La técnica no es necesaria, es obligatoria. Pero hay que tener la valentía de tirarla a la basura cuando lo que se busca es la expresión artística. Y Manolo Sanlúcar me enseñó anoche que su nueva obra, el venero nuevo de su creatividad, es la sangre de su herida. Es un olor a tauromagia que me lleva de viaje hasta el sabor antiguo de la bulería que tocó en la modalidad menor. Esa bulería retrasada, ahíta de rubatos, porque el tiempo perdido es el que nos lleva de cabeza a nuestro pasado. A lo que somos. A eso que tanto le preocupa al maestro, al papa, al dios de la guitarra flamenca de hoy. Nos lleva al compromiso con el arte y con la historia. Con el Abuelo gitano que pintó Ressendi y con el regreso al futuro que es toda su música. Manolo mira atrás y siempre ve lo que los demás tenemos delante. Toca por soleá mirando el cuadro de La Piedad mientras dice que «el dolor de María lo entiendo muy bien». Y por eso toca la soledad y la tragedia. La soleá y la seguiriya. Toca en tiempo solearero, pero cierra con fraseo seguiriyero. Esa es la fusión en la que creo. La de las propias y fundamentales esencias jondas.

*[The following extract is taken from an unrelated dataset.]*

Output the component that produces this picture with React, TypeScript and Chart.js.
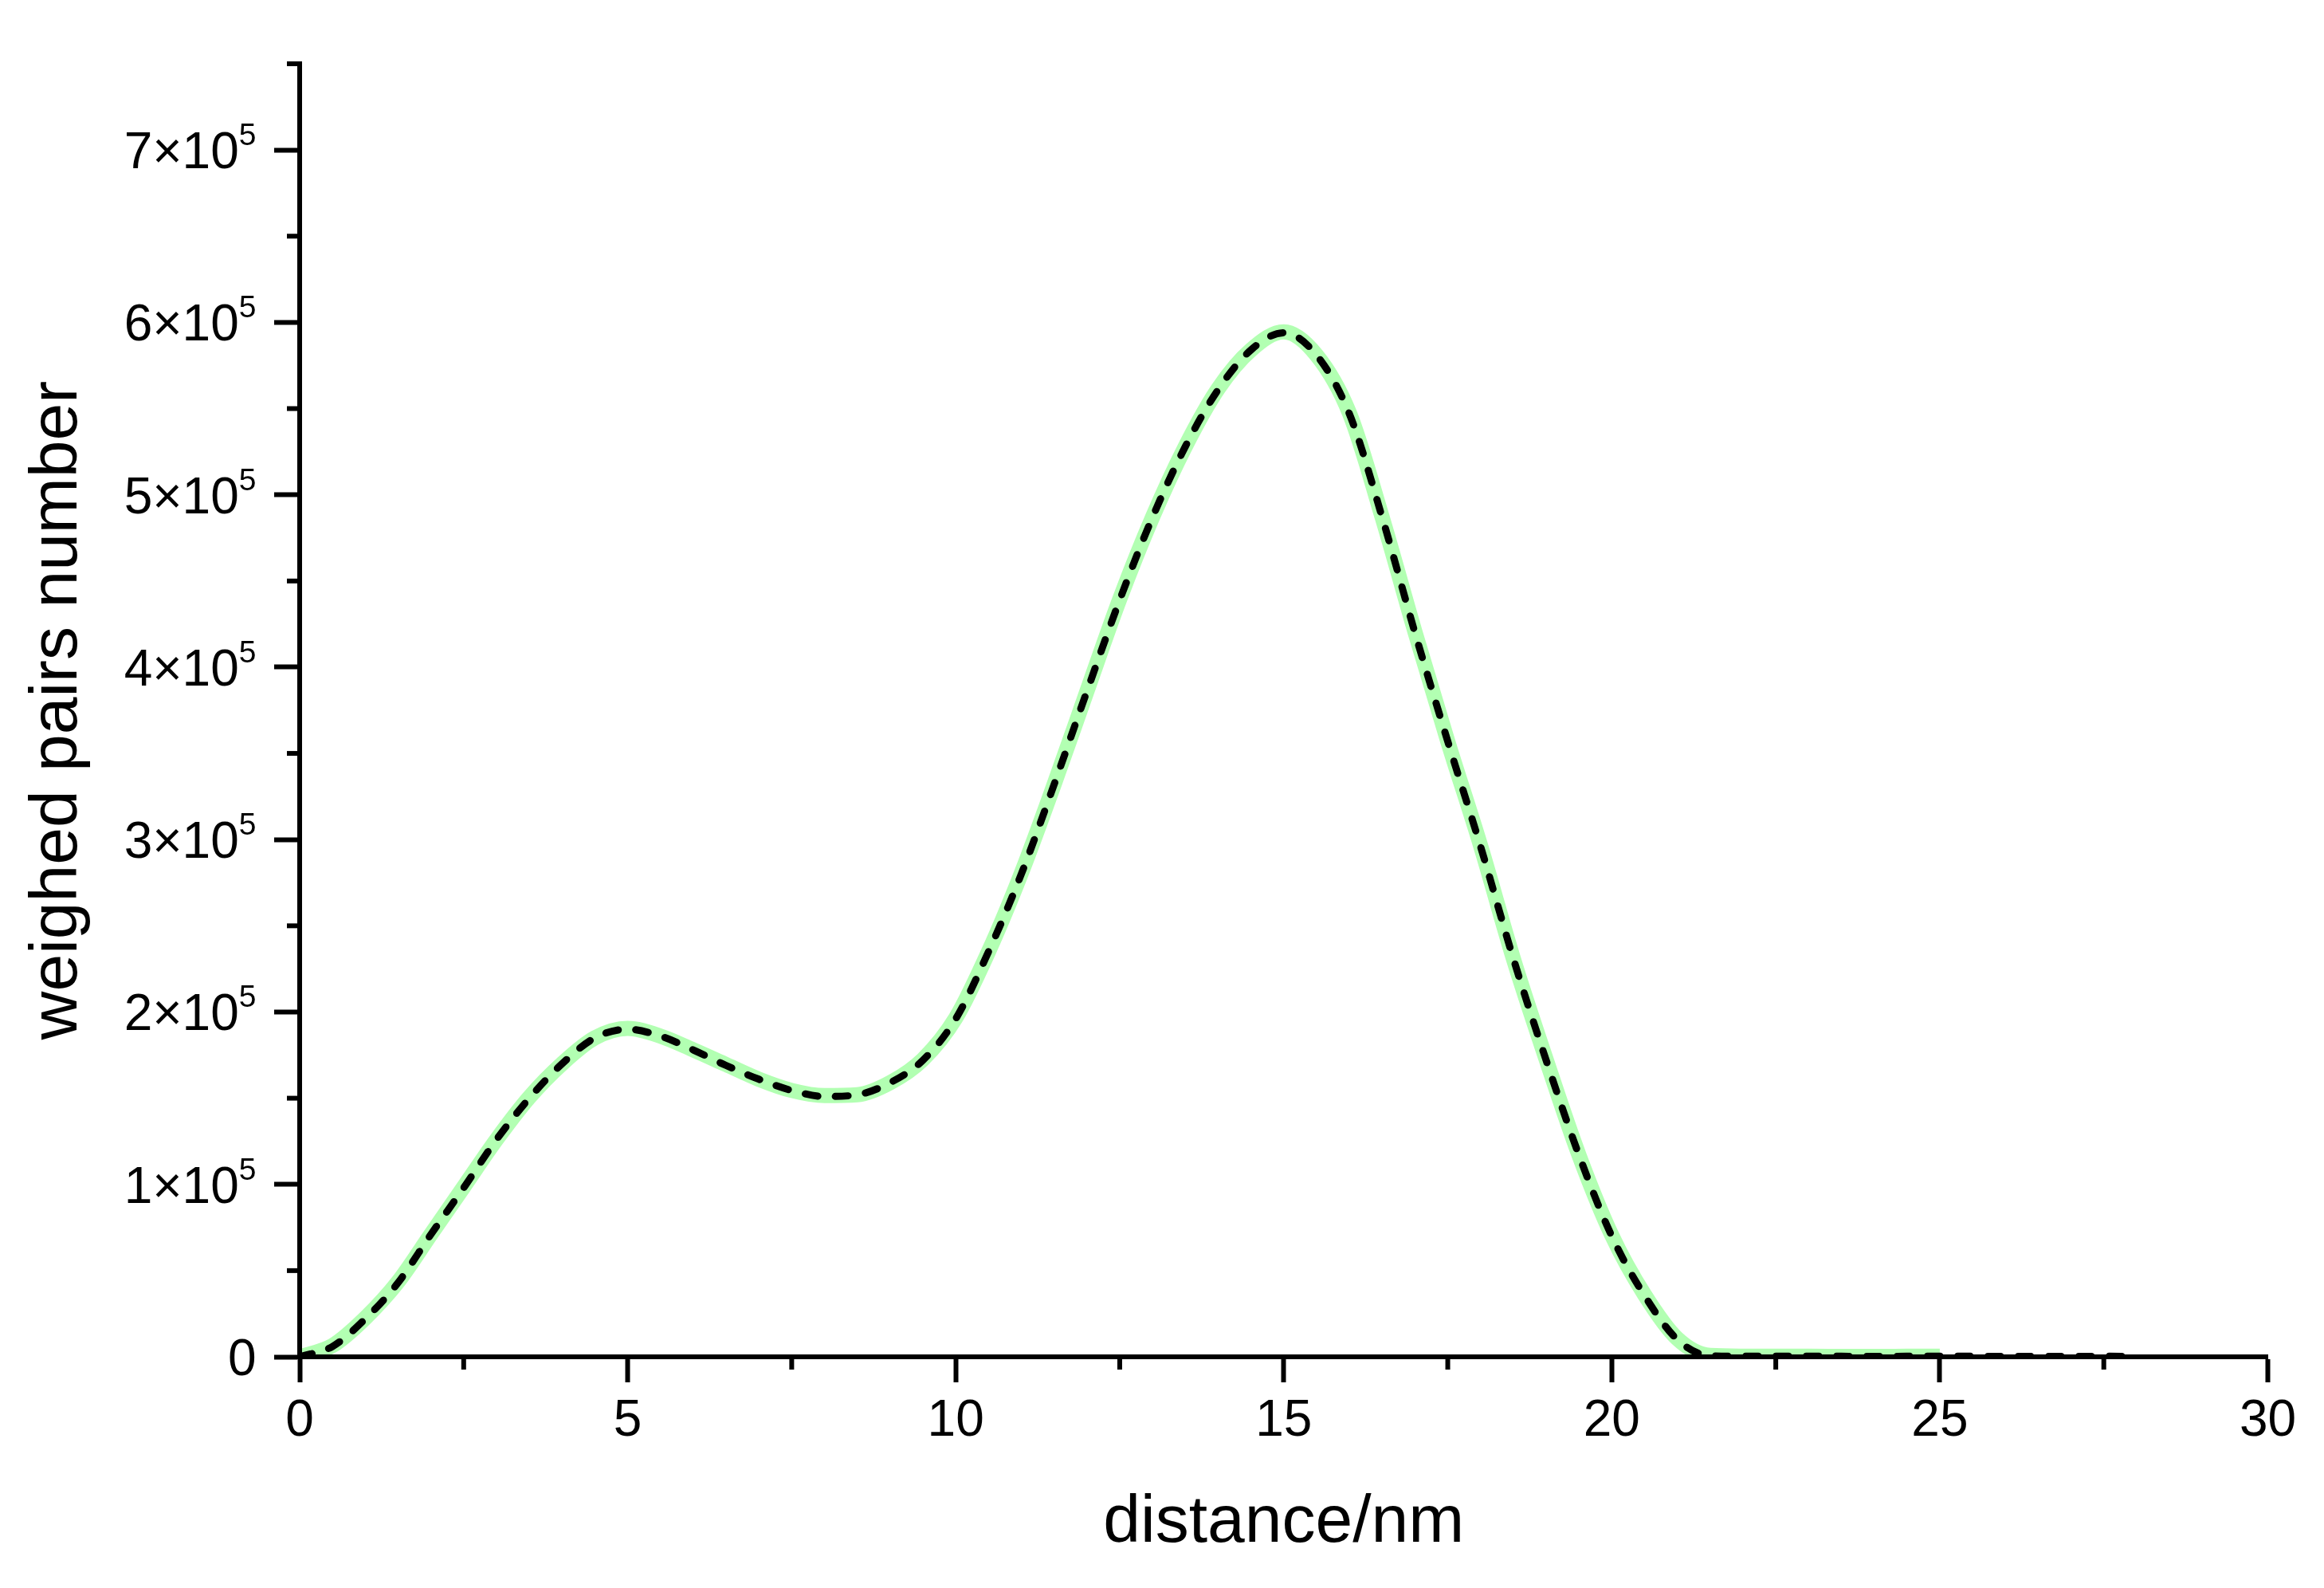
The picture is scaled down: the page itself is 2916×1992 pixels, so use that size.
import React, { useEffect, useRef } from 'react';
import { Chart, registerables } from 'chart.js';

Chart.register(...registerables);

const FONT = '"Liberation Sans", Arial, Helvetica, sans-serif';

// ---- data ----
const distance = [
  0, 0.5, 1, 1.5, 2, 2.5, 3, 3.5, 4, 4.5,
  5, 5.5, 6, 6.5, 7, 7.5, 8, 8.5, 9, 9.5,
  10, 10.5, 11, 11.5, 12, 12.5, 13, 13.5, 14, 14.5,
  15, 15.5, 16, 16.5, 17, 17.5, 18, 18.5, 19, 19.5,
  20, 20.5, 21, 21.5, 22, 22.5, 23, 23.5, 24, 24.5,
  25, 25.5, 26, 26.5, 27, 27.5, 28,
];

// black dashed curve (fit), 0 – 28 nm
const fitPairs = [
  0, 6000, 22000, 43000, 71000, 98000, 126000, 150000, 170000, 185000,
  190000, 186000, 178000, 169000, 161000, 154500, 151000, 152000, 159000, 172000,
  196000, 235000, 280000, 332000, 386000, 439000, 487000, 528000, 561000, 584000,
  594000, 581000, 547000, 487000, 420000, 357000, 296000, 231000, 172000, 117000,
  70000, 35500, 10000, 600, 300, 400, 350, 300, 250, 300,
  350, 300, 250, 200, 250, 300, 200,
];

// light green curve (experimental), 0 – 25 nm
const expPairs = [
  0, 6500, 22500, 43500, 71000, 98500, 126000, 150500, 170000, 185000,
  190500, 186000, 178000, 169500, 161000, 154500, 151500, 152000, 159000, 172500,
  196500, 235000, 280500, 332000, 386000, 439500, 487000, 528000, 561500, 584000,
  594500, 581000, 547500, 487000, 420500, 357000, 296500, 231000, 172500, 117000,
  70500, 36000, 10500, 800, 400, 300, 300, 250, 250, 300,
  300,
];

const xAxisTitle = 'distance/nm';
const yAxisTitle = 'weighed pairs number';

const X_MIN = 0;
const X_MAX = 30;
const X_STEP = 2.5; // minor step
const X_MAJOR = 5;
const Y_MIN = 0;
const Y_MAX = 750000;
const Y_STEP = 50000; // minor step
const Y_MAJOR = 100000;

// ---- styles ----
const GREEN = 'rgb(178,255,178)';
const AXIS_W = 6;
const MAJOR_LEN = 32;
const MINOR_LEN = 13;
const TICK_FONT = 64;
const SUP_FONT = 39;
const TITLE_FONT = 84;

const isMajor = (v: number | undefined, step: number) =>
  v != null && Math.abs(v / step - Math.round(v / step)) < 1e-6;

const decorPlugin = {
  id: 'decor',
  afterDraw(chart: any) {
    const { ctx, chartArea } = chart;
    const xs = chart.scales.x;
    const ys = chart.scales.y;
    ctx.save();
    ctx.strokeStyle = '#000';
    ctx.lineWidth = AXIS_W;
    ctx.lineCap = 'butt';
    // minor ticks
    xs.ticks.forEach((t: any) => {
      if (isMajor(t.value, X_MAJOR)) return;
      const px = xs.getPixelForValue(t.value);
      ctx.beginPath();
      ctx.moveTo(px, chartArea.bottom + AXIS_W / 2);
      ctx.lineTo(px, chartArea.bottom + AXIS_W / 2 + MINOR_LEN);
      ctx.stroke();
    });
    ys.ticks.forEach((t: any) => {
      if (isMajor(t.value, Y_MAJOR)) return;
      const py = ys.getPixelForValue(t.value);
      ctx.beginPath();
      ctx.moveTo(chartArea.left - AXIS_W / 2, py);
      ctx.lineTo(chartArea.left - AXIS_W / 2 - MINOR_LEN, py);
      ctx.stroke();
    });
    // y tick labels with superscript exponent
    ctx.fillStyle = '#000';
    ctx.textBaseline = 'alphabetic';
    ctx.textAlign = 'right';
    const right = chartArea.left - 54.5;
    ys.ticks.forEach((t: any) => {
      if (!isMajor(t.value, Y_MAJOR)) return;
      const py = ys.getPixelForValue(t.value);
      const base = py + 23;
      if (t.value === 0) {
        ctx.font = `${TICK_FONT}px ${FONT}`;
        ctx.fillText('0', right, base);
        return;
      }
      const exp = Math.floor(Math.log10(t.value) + 1e-9);
      const mant = Math.round(t.value / Math.pow(10, exp));
      ctx.font = `${SUP_FONT}px ${FONT}`;
      const supText = String(exp);
      const supW = ctx.measureText(supText).width;
      ctx.fillText(supText, right, base - 29);
      ctx.font = `${TICK_FONT}px ${FONT}`;
      ctx.fillText(`${mant}\u00D710`, right - supW, base);
    });
    ctx.restore();
  },
};

export default function App() {
  const ref = useRef<HTMLCanvasElement>(null);

  useEffect(() => {
    const canvas = ref.current;
    if (!canvas) return;
    Chart.defaults.font.family = FONT;
    const chart = new Chart(canvas, {
      type: 'line',
      data: {
        datasets: [
          {
            label: 'fit',
            data: distance.map((d, i) => ({ x: d, y: fitPairs[i] })),
            borderColor: '#000',
            borderWidth: 9,
            borderDash: [16, 22],
            borderCapStyle: 'round',
            borderJoinStyle: 'round',
            pointRadius: 0,
            cubicInterpolationMode: 'monotone',
            fill: false,
            clip: 0,
          } as any,
          {
            label: 'experiment',
            data: expPairs.map((v, i) => ({ x: distance[i], y: v })),
            borderColor: GREEN,
            borderWidth: 19,
            pointRadius: 0,
            cubicInterpolationMode: 'monotone',
            fill: false,
            clip: 0,
          } as any,
        ],
      },
      options: {
        animation: false,
        responsive: false,
        devicePixelRatio: 1,
        layout: { padding: { top: 80, right: 70.5, bottom: 0, left: 0 } },
        plugins: {
          legend: { display: false },
          tooltip: { enabled: false },
        },
        scales: {
          x: {
            type: 'linear',
            position: 'bottom',
            min: X_MIN,
            max: X_MAX,
            grid: {
              display: true,
              drawOnChartArea: false,
              drawTicks: true,
              tickLength: MAJOR_LEN,
              tickWidth: AXIS_W,
              tickColor: (c: any) => (isMajor(c.tick?.value, X_MAJOR) ? '#000' : 'rgba(0,0,0,0)'),
              z: 1,
            },
            border: { display: true, color: '#000', width: AXIS_W, z: 1 },
            ticks: {
              stepSize: X_STEP,
              autoSkip: false,
              maxRotation: 0,
              padding: 11,
              color: '#000',
              font: { family: FONT, size: TICK_FONT },
              callback: (v: any) => (isMajor(Number(v), X_MAJOR) ? String(v) : ''),
              z: 1,
            },
            title: {
              display: true,
              text: xAxisTitle,
              color: '#000',
              font: { family: FONT, size: TITLE_FONT },
              padding: { top: 0, bottom: 31 },
            },
            afterFit: (s: any) => {
              s.height = 290;
            },
          },
          y: {
            type: 'linear',
            position: 'left',
            min: Y_MIN,
            max: Y_MAX,
            grid: {
              display: true,
              drawOnChartArea: false,
              drawTicks: true,
              tickLength: MAJOR_LEN,
              tickWidth: AXIS_W,
              tickColor: (c: any) => (isMajor(c.tick?.value, Y_MAJOR) ? '#000' : 'rgba(0,0,0,0)'),
              z: 1,
            },
            border: { display: true, color: '#000', width: AXIS_W, z: 1 },
            ticks: { display: false, stepSize: Y_STEP, z: 1 },
            title: {
              display: true,
              text: yAxisTitle,
              color: '#000',
              font: { family: FONT, size: TITLE_FONT },
              padding: { top: 22, bottom: 0 },
            },
            afterFit: (s: any) => {
              s.width = 376;
            },
          },
        },
      } as any,
      plugins: [decorPlugin],
    });
    return () => chart.destroy();
  }, []);

  return (
    <div style={{ position: 'fixed', left: 0, top: 0, width: 2916, height: 1992, background: '#fff' }}>
      <canvas ref={ref} width={2916} height={1992} style={{ display: 'block', width: 2916, height: 1992 }} />
    </div>
  );
}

Por eso me arrodillo ante la pieza El papa negro, en la que el maestro anuncia su vanguardia. Y resulta que su vanguardia, la vanguardia, es un toque en aire de fandango que merodea por todas la modalidades del flamenco y acaba ensalzando el pitido popular de una gaita rociera. Porque el futuro es volver. Es ese toque que titula El majareta y el serio, que no es un autorretrato de Ressendi, sino de Sanlúcar. Es un desvarío armónico con aromas de Locura de brisa y trino que se termina metiendo en unos terrenos rítmicos por los que sólo puede caminar sin caerse un genio. Y si Manolo Sanlúcar está loco, que me amarren junto a él. Que yo quiero seguir escuchando esas bulerías con esencias de alegrías que provoca La danza de los pavos.

Yo quiero seguir disfrutando de sus fatigas, de sus dolores, de sus quebrantos, de sus duquelas. Quiero sentir la punzada de un pintor que toca y de un guitarrista que pinta. Otra obra maestra. Otra más, Dios mío. Anoche la vi, o la escuché, o yo qué sé por dónde la sentí, en el salón de la casa del Todopoderoso. Del gran compositor del Flamenco. De Manolo Sanlúcar. Amén.